Five or so hours later, Koepka rolled in another lengthy birdie putt, the 63rd and final stroke of a startling round. It was to prove the lowest of the week, only Danny Lee and Adam Scott so much as managing to get within one of it. From that moment, the tournament was under his spell.

On Friday, Koepka once again began his day with a birdie, one which got him to eight-under in 19 holes. Nobody else got as far as nine-under at any stage in the tournament, whereas Koepka had left it behind and set up camp at double-digits before the event reached its midway point.

For good measure, his second-round 65 was bettered by only one player, Scott, and that meant for a seven-stroke halfway lead. No longer was the challenge about finding and taking opportunities - it was about avoiding disaster, which is easier to do when your miss is a 345-yard drive into the first cut of rough. By the time he'd finished shooting a ho-hum 70 in round three, the lead remained seven.

And so there was an undercurrent of anticlimax throughout the early stages of Sunday's final round. Not even a two-shot swing against Koepka at the very first hole was enough to stir something, because the expectation was that Harold Varner III would eventually come to realise the gravity of the situation. That he did, at the third and then the fourth, a run of 37 holes without a dropped shot ended by a double-bogey and another double-bogey.

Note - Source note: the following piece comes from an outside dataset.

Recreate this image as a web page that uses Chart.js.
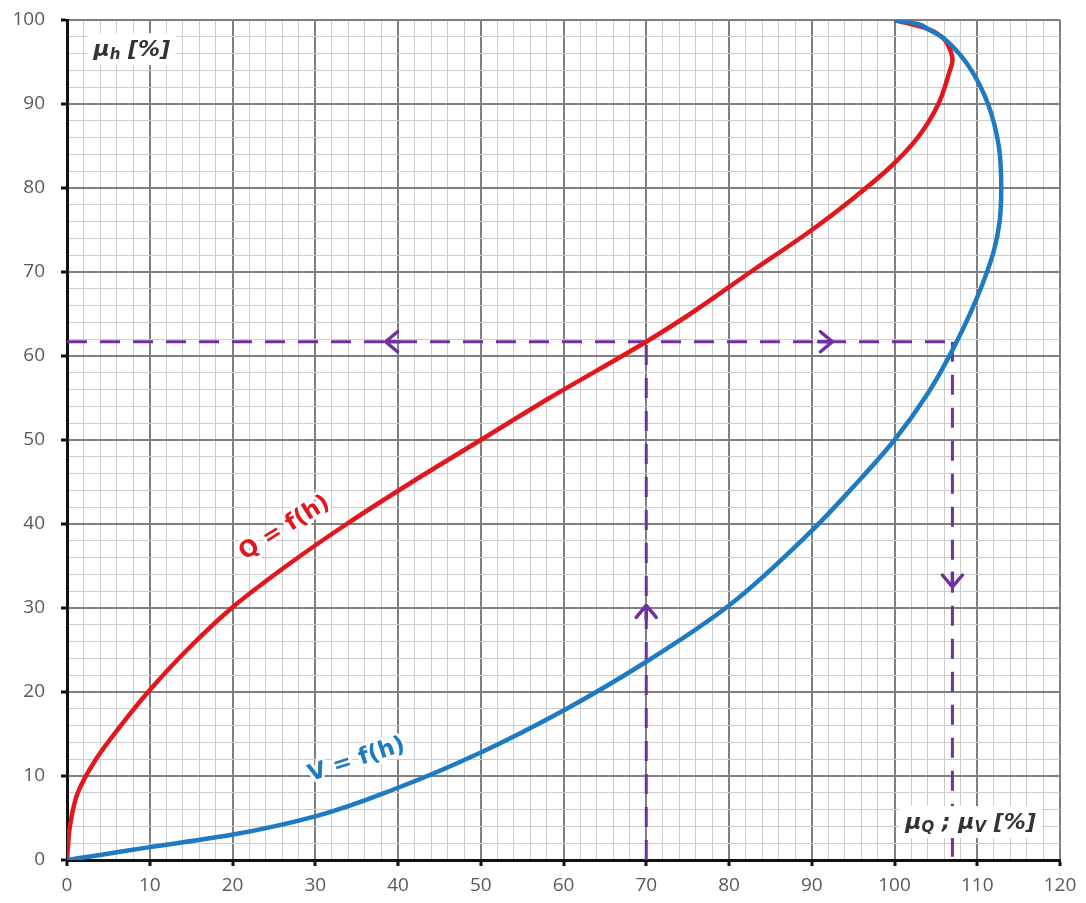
<!DOCTYPE html>
<html>
<head>
<meta charset="utf-8">
<title>Q = f(h), V = f(h)</title>
<script src="https://cdn.jsdelivr.net/npm/chart.js@4.4.0/dist/chart.umd.min.js"></script>
<style>
    html, body { margin: 0; padding: 0; background: #ffffff; }
    #wrap { width: 1086px; height: 903px; }
</style>
</head>
<body>
<div id="wrap"><canvas id="chart" width="1086" height="903"></canvas></div>
<script>
// Q = f(h): relative flow against relative filling height
const qHeights = [0, 4, 8, 12, 16, 20, 25, 30, 35, 40, 45, 50, 55, 61.7, 65, 70, 75, 79, 82.5, 86, 90, 93.7, 95.2, 97.3, 98, 99, 100];
const qFlow    = [0, 0.35, 1.3, 3.5, 6.5, 9.8, 14.5, 19.9, 26.5, 33.8, 41.7, 50, 58.3, 70, 75.3, 82.6, 90, 95.3, 99.5, 102.8, 105.3, 106.6, 107, 106.3, 105.7, 103.9, 100];

// V = f(h): relative velocity against relative filling height
const vHeights  = [0, 0.6, 1.5, 3, 5.2, 8.6, 12.8, 17.8, 23.6, 30.3, 39.2, 44.4, 50, 55.5, 60.7, 67, 72.5, 76, 80, 85, 90, 94, 96, 98, 99, 99.5, 100];
const vVelocity = [0, 4, 9.8, 19.9, 30, 40, 50, 60, 70, 80, 90, 95, 100, 104, 107, 110, 112, 112.7, 112.9, 112.6, 111.3, 109.3, 107.8, 105.7, 103.9, 102.9, 100];

// reading example: h = 61.7 % gives Q = 70 % and V = 107 %
const guideLevel = 61.7;
const guideFlow = 70;
const guideVelocity = 107;

// arrow heads on the guide lines (tip position, direction)
const arrowX   = [38.5, 92.5, 70, 107];
const arrowY   = [61.7, 61.7, 30.3, 32.5];
const arrowDir = ['left', 'right', 'up', 'down'];

const xMax = 120;
const yMax = 100;

const COLORS = {
    flow: '#e3161e',
    velocity: '#1f7bc1',
    guide: '#7030a0',
    text: '#333333',
    tick: '#5a5a5a',
    gridMajor: '#808080',
    gridMinor: '#cccccc',
    axis: '#111111',
};

const toPoints = (xs, ys) => xs.map((v, i) => ({ x: v, y: ys[i] }));
const isMajor = (v) => Math.abs(v % 10) < 1e-6;

/**
 * 눈금 보조선 스타일 (10 단위 굵게, 2 단위 가늘게)
 */
function gridOptions() {
    return {
        color: (c) => (c.tick && isMajor(c.tick.value) ? COLORS.gridMajor : COLORS.gridMinor),
        lineWidth: (c) => (c.tick && isMajor(c.tick.value) ? 2 : 1),
        tickColor: (c) => (c.tick && isMajor(c.tick.value) ? COLORS.axis : 'rgba(0,0,0,0)'),
        tickLength: 6,
        tickWidth: 3,
    };
}

function tickOptions(padding) {
    return {
        stepSize: 2,
        autoSkip: false,
        maxRotation: 0,
        padding: padding,
        color: COLORS.tick,
        font: { family: '"Open Sans", sans-serif', size: 19 },
        callback: (v) => (isMajor(v) ? v : ''),
    };
}

const RICH_FONT = 'italic bold 22px "DejaVu Sans"';
const SUB_FONT = 'italic bold 15px "DejaVu Sans"';

// label text with subscripts, e.g. μ + h
function drawRich(ctx, parts, x, y) {
    let cx = x;
    parts.forEach((p) => {
        ctx.font = p.sub ? SUB_FONT : RICH_FONT;
        ctx.fillText(p.t, cx, y + (p.sub ? 5 : 0));
        cx += ctx.measureText(p.t).width;
    });
}

function measureRich(ctx, parts) {
    let w = 0;
    parts.forEach((p) => {
        ctx.font = p.sub ? SUB_FONT : RICH_FONT;
        w += ctx.measureText(p.t).width;
    });
    return w;
}

function drawBoxedLabel(ctx, parts, px, py) {
    const w = measureRich(ctx, parts);
    ctx.fillStyle = '#ffffff';
    ctx.fillRect(px - 6, py - 17, w + 12, 32);
    ctx.fillStyle = COLORS.text;
    ctx.textBaseline = 'middle';
    ctx.textAlign = 'left';
    drawRich(ctx, parts, px, py);
}

function drawCurveLabel(ctx, text, color, px, py, angle) {
    ctx.save();
    ctx.translate(px, py);
    ctx.rotate(angle * Math.PI / 180);
    ctx.font = 'bold 23px "DejaVu Sans"';
    ctx.textAlign = 'center';
    ctx.textBaseline = 'middle';
    ctx.lineJoin = 'round';
    ctx.strokeStyle = 'rgba(255,255,255,0.9)';
    ctx.lineWidth = 6;
    ctx.strokeText(text, 0, 0);
    ctx.fillStyle = color;
    ctx.fillText(text, 0, 0);
    ctx.restore();
}

const annotations = {
    id: 'annotations',
    afterDatasetsDraw(chart) {
        const { ctx, scales: { x, y } } = chart;
        ctx.save();

        // arrow heads on the dashed guides
        ctx.strokeStyle = COLORS.guide;
        ctx.lineWidth = 3.5;
        ctx.lineCap = 'round';
        ctx.lineJoin = 'round';
        const rot = { right: 0, down: Math.PI / 2, left: Math.PI, up: -Math.PI / 2 };
        arrowX.forEach((ax, i) => {
            const px = x.getPixelForValue(ax);
            const py = y.getPixelForValue(arrowY[i]);
            ctx.save();
            ctx.translate(px, py);
            ctx.rotate(rot[arrowDir[i]]);
            ctx.beginPath();
            ctx.moveTo(-12, -10);
            ctx.lineTo(0, 0);
            ctx.lineTo(-12, 10);
            ctx.moveTo(-14, 0);
            ctx.lineTo(0, 0);
            ctx.stroke();
            ctx.restore();
        });

        // curve names
        drawCurveLabel(ctx, 'Q = f(h)', COLORS.flow, x.getPixelForValue(26.3), y.getPixelForValue(39.5), -32);
        drawCurveLabel(ctx, 'V = f(h)', COLORS.velocity, x.getPixelForValue(35), y.getPixelForValue(11.9), -18);

        // axis titles
        drawBoxedLabel(ctx, [{ t: 'μ' }, { t: 'h', sub: true }, { t: ' [%]' }],
            x.getPixelForValue(3.2), y.getPixelForValue(96.4));
        drawBoxedLabel(ctx, [{ t: 'μ' }, { t: 'Q', sub: true }, { t: ' ; μ' }, { t: 'V', sub: true }, { t: ' [%]' }],
            x.getPixelForValue(101.3), y.getPixelForValue(4.4));

        ctx.restore();
    },
};

const guideStyle = {
    borderColor: COLORS.guide,
    borderWidth: 3,
    borderDash: [20, 13],
    pointRadius: 0,
    showLine: true,
    tension: 0,
    order: 3,
};

// both curves are functions of h, so h is the index axis and the
// monotone spline runs along it
const curveStyle = {
    borderWidth: 4.5,
    showLine: true,
    cubicInterpolationMode: 'monotone',
    pointRadius: 0,
};

const chart = new Chart(document.getElementById('chart'), {
    type: 'scatter',
    data: {
        datasets: [
            Object.assign({
                label: 'Q = f(h)',
                data: toPoints(qFlow, qHeights),
                borderColor: COLORS.flow,
                order: 1,
            }, curveStyle),
            Object.assign({
                label: 'V = f(h)',
                data: toPoints(vVelocity, vHeights),
                borderColor: COLORS.velocity,
                order: 0,
            }, curveStyle),
            Object.assign({ data: toPoints([0, guideVelocity], [guideLevel, guideLevel]) }, guideStyle),
            Object.assign({ data: toPoints([guideFlow, guideFlow], [0, guideLevel]) }, guideStyle),
            Object.assign({ data: toPoints([guideVelocity, guideVelocity], [guideLevel, 0]) }, guideStyle),
        ],
    },
    options: {
        indexAxis: 'y',
        responsive: false,
        animation: false,
        layout: { padding: { top: 20, right: 26, left: 0, bottom: 0 } },
        plugins: {
            legend: { display: false },
            tooltip: { enabled: false },
        },
        scales: {
            x: {
                type: 'linear',
                min: 0,
                max: xMax,
                ticks: tickOptions(8),
                grid: gridOptions(),
                border: { color: COLORS.axis, width: 3 },
                afterFit: (scale) => {
                    scale.height = 43;
                    scale.paddingLeft = 0;
                    scale.paddingRight = 0;
                },
            },
            y: {
                type: 'linear',
                min: 0,
                max: yMax,
                ticks: tickOptions(16),
                grid: gridOptions(),
                border: { color: COLORS.axis, width: 3 },
                afterFit: (scale) => {
                    scale.width = 67;
                    scale.paddingTop = 0;
                    scale.paddingBottom = 0;
                },
            },
        },
    },
    plugins: [annotations],
});
</script>
</body>
</html>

Johnson, on the other hand, found something just in time. Having birdied the fourth and the sixth and the ninth to become the second man in the tournament to get to eight-under, he hunkered down for the back-nine and, who knows, had he played it in level-par it might have been enough to force one more mistake from Koepka.

But Johnson blinked, Bethpage didn't, and the task for Koepka had been made easier. The way he three-putted for bogey at the 17th and missed left at the 18th tells us that the infallible Koepka was suddenly there for the taking. In the end, nobody was good enough to go through with it. Yet again, the best player won.